Lars Martinson picks up with Dan still on a four week sabbatical, and not greatly seeing the benefits of two days of silent meditation. However, it’s given him some time to contemplate his relationship, which he breaks off on returning to Tōnoharu, where a fair amount has changed. As the volume progresses some bombshells await.

This has always been a quiet, contemplative series characterised by Martinson’s neat and precise art, which from a high starting level has become ever better. Dan is largely impassive, but Martinson achieves a lot with very little, just adjusting eyes or eyebrows, or adding a little extra shading, and Dan also reflects the attitudes of those around him. Martinson’s also already proved a master of conversational scenes featuring very little movement from panel to panel. As before, there’s no skimping on backgrounds. Even when Dan’s just wandering around contemplating life, Martinson fills the backgrounds with detail such as ornate housing.

Martinson creates a portrait of someone just about holding things together when almost every certainty of his life is falling apart. Perhaps it was very much what he felt considering three volumes of Tōnoharu took him thirteen years to complete. Yet this is a work to be proud of, one that holds together, surprises and provides an emotional pull.

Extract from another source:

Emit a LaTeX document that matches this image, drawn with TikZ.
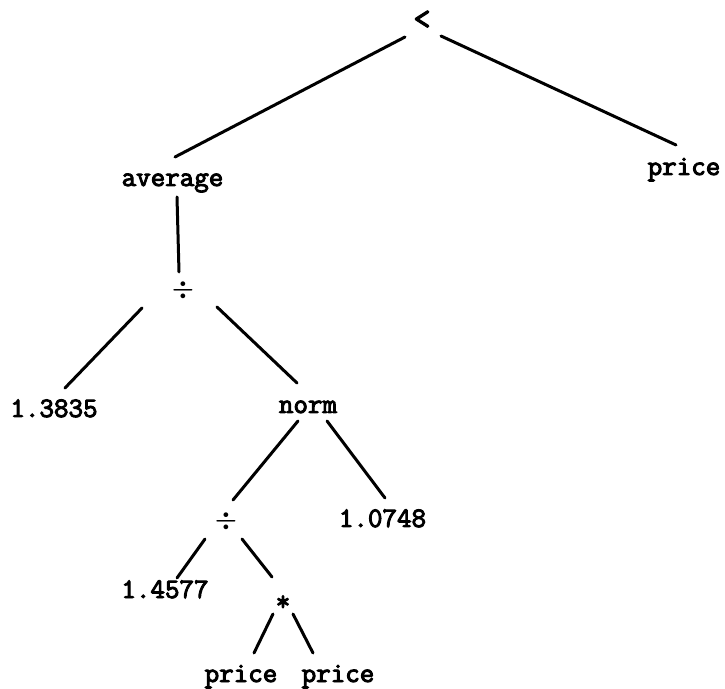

A final revelation leads to an appropriately abrupt ending, and it’s followed by a series of small epilogues, noted as appendices as a full epilogue follows them. We see Dan several years later back in Japan, and some truths are revealed about other members of the cast, some at odds with what’s believed. The actual epilogue focuses on Dan’s successor in the school English department, conveniently also named Dan, and it’s cleverly written to both fill in more gaps and enlighten about the original Dan.

From a first volume that was a little too slow, Martinson has forged forward to create a work of apparent simplicity, yet with considerable depth and subtlety. It’s excellent.